HC Deb 27 February 1883 vol 276 cc1020-2

asked the Chief Secretary to the Lord Lieutenant of Ireland, If Mr. Timothy Harrington, who was on Saturday elected, without opposition, to represent the county of Westmeath in Parliament (and whose friends handed in for him four nomination papers, three of which were signed by farmers exclusively, amongst whom were some of the largest farmers in the county), is now undergoing a term of two months' imprisonment in the chief town of Westmeath, on a charge of having attempted to intimidate the farmers of that county; and, whether, if that be the case, he will direct the speedy release of Mr. Harrington?

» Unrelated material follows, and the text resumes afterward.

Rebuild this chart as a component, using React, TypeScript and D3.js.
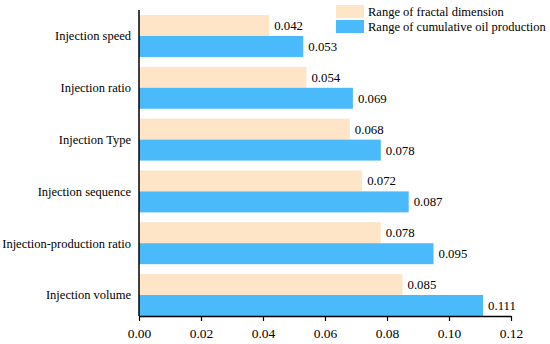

Sir, Mr. Harrington is undergoing imprisonment under the charge to which the hon. Member refers. The newspapers report, doubtless truly, that he has been returned under the circumstances to which the hon. Member refers. The papers likewise state that on the occasion of Mr. Harrington's return, his nominator made a speech, in which, among other very strong observations, he stated his belief that the Government had supplied Carey with the daggers for the Phœnix Park murders. If hon. Gentlemen will read the speech, I think they will be satisfied that the circumstances attending the election of Mr. Harrington were not such as to call on the Government to take the very unusual step of remitting a sentence passed on account of a charge by the Crown.

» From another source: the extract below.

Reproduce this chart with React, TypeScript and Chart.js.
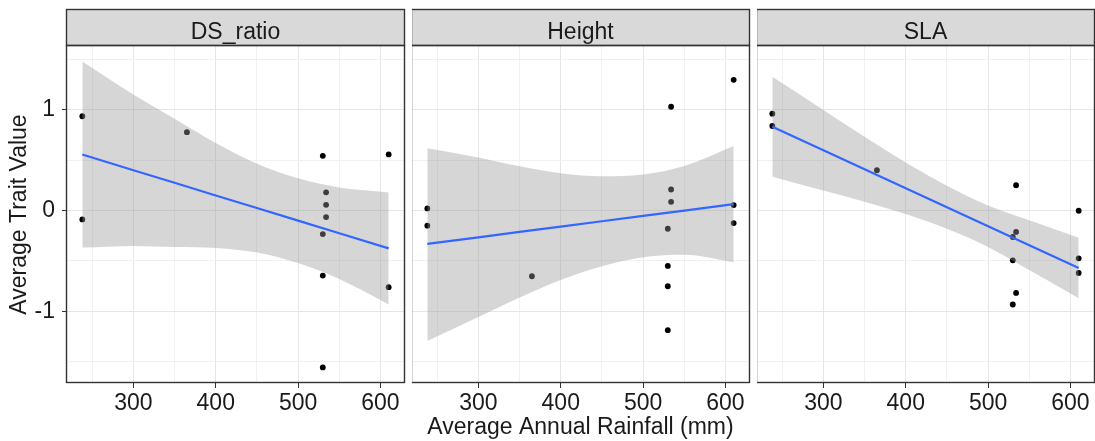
import React, { useEffect, useRef } from "react";
import { Chart, registerables } from "chart.js";

Chart.register(...registerables);

const FONT = "'Liberation Sans', Arial, Helvetica, sans-serif";

// ---- axes ----
const X_MIN = 219.4;
const X_MAX = 628.6;
const Y_MIN = -1.71;
const Y_MAX = 1.63;
const X_TICKS = [250, 300, 350, 400, 450, 500, 550, 600];
const X_TICK_LABELS = ["", "300", "", "400", "", "500", "", "600"];
const Y_TICKS = [-1.5, -1, -0.5, 0, 0.5, 1, 1.5];
const Y_TICK_LABELS = ["", "-1", "", "0", "", "1", ""];

const FACETS = ["DS_ratio", "Height", "SLA"];
const X_TITLE = "Average Annual Rainfall (mm)";
const Y_TITLE = "Average Trait Value";

// ---- observations ----
const DS_RAIN = [238, 238, 365, 530, 534, 534, 534, 530, 530, 530, 610, 610];
const DS_VALUE = [0.934, -0.089, 0.776, 0.542, 0.18, 0.056, -0.066, -0.234, -0.645, -1.556, 0.555, -0.76];

const HEIGHT_RAIN = [238, 238, 365, 534, 534, 534, 530, 530, 530, 530, 610, 610, 610];
const HEIGHT_VALUE = [0.02, -0.151, -0.652, 1.028, 0.208, 0.086, -0.181, -0.55, -0.751, -1.186, 1.295, 0.053, -0.125];

const SLA_RAIN = [238, 238, 365, 534, 534, 530, 530, 534, 530, 610, 610, 610];
const SLA_VALUE = [0.959, 0.837, 0.399, 0.25, -0.213, -0.263, -0.494, -0.817, -0.932, -0.003, -0.474, -0.619];

// ---- fitted line and confidence band ----
const FIT_RAIN = [238, 300, 350, 400, 450, 500, 550, 610];

const DS_FIT = [0.554, 0.399, 0.274, 0.149, 0.024, -0.101, -0.226, -0.376];
const DS_UPPER = [1.476, 1.149, 0.909, 0.669, 0.464, 0.319, 0.228, 0.179];
const DS_LOWER = [-0.368, -0.351, -0.361, -0.371, -0.416, -0.521, -0.68, -0.931];

const HEIGHT_FIT = [-0.332, -0.266, -0.213, -0.16, -0.107, -0.054, -0.001, 0.063];
const HEIGHT_UPPER = [0.617, 0.524, 0.437, 0.368, 0.338, 0.356, 0.44, 0.639];
const HEIGHT_LOWER = [-1.294, -1.056, -0.863, -0.688, -0.552, -0.464, -0.44, -0.514];

const SLA_FIT = [0.83, 0.597, 0.409, 0.22, 0.032, -0.156, -0.344, -0.57];
const SLA_UPPER = [1.325, 0.996, 0.731, 0.476, 0.246, 0.05, -0.097, -0.27];
const SLA_LOWER = [0.335, 0.198, 0.087, -0.036, -0.182, -0.362, -0.591, -0.87];

const SERIES = [
  { rain: DS_RAIN, value: DS_VALUE, fit: DS_FIT, upper: DS_UPPER, lower: DS_LOWER },
  { rain: HEIGHT_RAIN, value: HEIGHT_VALUE, fit: HEIGHT_FIT, upper: HEIGHT_UPPER, lower: HEIGHT_LOWER },
  { rain: SLA_RAIN, value: SLA_VALUE, fit: SLA_FIT, upper: SLA_UPPER, lower: SLA_LOWER },
];

// ---- layout (page pixels) ----
const PAGE_W = 1095;
const PAGE_H = 441;
const STRIP_TOP = 9;
const PANEL_TOP = 46;
const X_AXIS_H = 58;
const LAYOUT = [
  { left: 0, width: 410, axisW: 67, padRight: 6 },
  { left: 412, width: 343, axisW: 0, padRight: 6 },
  { left: 757, width: 338, axisW: 0, padRight: 1 },
];

const TEXT = "#1a1a1a";
const BORDER = "#333333";
const STRIP_FILL = "#d9d9d9";
const GRID_MAJOR = "#e6e6e6";
const GRID_MINOR = "#f1f1f1";
const BAND = "rgba(153,153,153,0.4)";
const LINE = "#3366ff";

const pts = (xs: number[], ys: number[]) => xs.map((x, i) => ({ x, y: ys[i] }));

const facetPlugin = {
  id: "facetStrip",
  afterDraw(chart: any, _args: any, opts: any) {
    const { ctx, chartArea: a } = chart;
    const w = a.right - a.left;
    ctx.save();
    ctx.fillStyle = STRIP_FILL;
    ctx.fillRect(a.left, STRIP_TOP, w, a.top - STRIP_TOP);
    ctx.strokeStyle = BORDER;
    ctx.lineWidth = 1.4;
    ctx.strokeRect(a.left - 0.5, STRIP_TOP + 0.5, w + 1, a.top - STRIP_TOP - 1);
    ctx.strokeRect(a.left - 0.5, a.top - 0.5, w + 1, a.bottom - a.top);
    ctx.fillStyle = TEXT;
    ctx.font = `23px ${FONT}`;
    ctx.textAlign = "center";
    ctx.textBaseline = "alphabetic";
    ctx.fillText(opts.label, (a.left + a.right) / 2, 38.5);
    ctx.restore();
  },
};

function Facet({ idx }: { idx: number }) {
  const ref = useRef<HTMLCanvasElement | null>(null);
  const L = LAYOUT[idx];
  useEffect(() => {
    const s = SERIES[idx];
    const isFirst = idx === 0;
    const chart = new Chart(ref.current as HTMLCanvasElement, {
      type: "line",
      data: {
        datasets: [
          {
            data: pts(FIT_RAIN, s.fit),
            borderColor: LINE,
            borderWidth: 2.2,
            pointRadius: 0,
            tension: 0,
            fill: false,
          },
          {
            data: pts(FIT_RAIN, s.lower),
            borderWidth: 0,
            borderColor: "rgba(0,0,0,0)",
            pointRadius: 0,
            cubicInterpolationMode: "monotone",
            fill: false,
          },
          {
            data: pts(FIT_RAIN, s.upper),
            borderWidth: 0,
            borderColor: "rgba(0,0,0,0)",
            backgroundColor: BAND,
            pointRadius: 0,
            cubicInterpolationMode: "monotone",
            fill: 1,
          },
          {
            data: pts(s.rain, s.value),
            showLine: false,
            pointRadius: 2.9,
            pointBorderWidth: 0,
            pointBackgroundColor: "#000000",
            pointBorderColor: "#000000",
          },
        ],
      } as any,
      options: {
        responsive: false,
        maintainAspectRatio: false,
        animation: false,
        events: [],
        layout: { autoPadding: false, padding: { top: PANEL_TOP, right: L.padRight, left: 0, bottom: 0 } },
        plugins: {
          legend: { display: false },
          tooltip: { enabled: false },
          facetStrip: { label: FACETS[idx] },
        } as any,
        scales: {
          x: {
            type: "linear",
            min: X_MIN,
            max: X_MAX,
            afterBuildTicks: (axis: any) => {
              axis.ticks = X_TICKS.map((v) => ({ value: v }));
            },
            afterFit: (axis: any) => {
              axis.height = X_AXIS_H;
            },
            border: { display: false },
            grid: {
              color: (c: any) => (c.tick && c.tick.value % 100 === 0 ? GRID_MAJOR : GRID_MINOR),
              lineWidth: 1,
              drawTicks: true,
              tickLength: 5,
              tickWidth: 1,
              tickColor: (c: any) => (c.tick && c.tick.value % 100 === 0 ? BORDER : "rgba(0,0,0,0)"),
            },
            ticks: {
              autoSkip: false,
              maxRotation: 0,
              minRotation: 0,
              padding: 2,
              color: TEXT,
              font: { family: FONT, size: 23 },
              callback: (v: any) => X_TICK_LABELS[X_TICKS.indexOf(Number(v))] ?? "",
            },
            title: {
              display: idx === 1,
              text: X_TITLE,
              color: TEXT,
              font: { family: FONT, size: 23 },
              padding: { top: 0, bottom: 0 },
            },
          },
          y: {
            type: "linear",
            min: Y_MIN,
            max: Y_MAX,
            afterBuildTicks: (axis: any) => {
              axis.ticks = Y_TICKS.map((v) => ({ value: v }));
            },
            afterFit: (axis: any) => {
              axis.width = L.axisW;
            },
            border: { display: false },
            grid: {
              color: (c: any) => (c.tick && Number.isInteger(c.tick.value) ? GRID_MAJOR : GRID_MINOR),
              lineWidth: 1,
              drawTicks: isFirst,
              tickLength: 5,
              tickWidth: 1,
              tickColor: (c: any) => (c.tick && Number.isInteger(c.tick.value) ? BORDER : "rgba(0,0,0,0)"),
            },
            ticks: {
              display: isFirst,
              padding: 7,
              color: TEXT,
              font: { family: FONT, size: 23 },
              callback: (v: any) => Y_TICK_LABELS[Y_TICKS.indexOf(Number(v))] ?? "",
            },
            title: {
              display: isFirst,
              text: Y_TITLE,
              color: TEXT,
              font: { family: FONT, size: 23 },
              padding: { top: 6, bottom: 0 },
            },
          },
        },
      } as any,
      plugins: [facetPlugin],
    });
    return () => chart.destroy();
  }, [idx]);
  return (
    <canvas
      ref={ref}
      width={L.width}
      height={PAGE_H}
      style={{ position: "absolute", left: L.left, top: 0, width: L.width, height: PAGE_H }}
    />
  );
}

export default function App() {
  return (
    <div
      style={{
        position: "absolute",
        left: 0,
        top: 0,
        width: PAGE_W,
        height: PAGE_H,
        background: "#ffffff",
        overflow: "hidden",
      }}
    >
      {FACETS.map((_, i) => (
        <Facet key={i} idx={i} />
      ))}
    </div>
  );
}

In reference to that answer, I beg leave to ask the right hon. Gentleman, if Mr. Harrington, a prisoner in Mullingar Gaol, is to be held responsible, not only for language alleged to have been delivered by himself on a former occasion, but for speeches delivered by his nominee at an election?


The burden of the proof rests with others, not with us, to show that there was in the circumstances of the election of Mr. Harrington anything to cause the Government to take the step of letting him out of prison, where he is confined on a charge of intimidation, and where he now lies in common with a certain number of other people who are not Members of Parliament. I do not think that any such cause has arisen.


I would ask the right hon. Gentleman whether, in the opinion of the Government, there may not be ground for repudiating the charge of intimidation, in the fact that the person charged with intimidation had been unanimously elected a Member of this House by a constituency of the very class he was alleged to have intimidated?

[No reply was given.]


I beg to ask the Chief Secretary, whether Mr. Harrington, the Member of Parliament for the County of Westmeath, and convicted of a political offence, is compelled to associate with ordinary felons and criminals, and to do the same work, and subjected to the same treatment?


I will answer that question on Notice. I cannot admit that Mr. Harrington has been convicted of a political offence.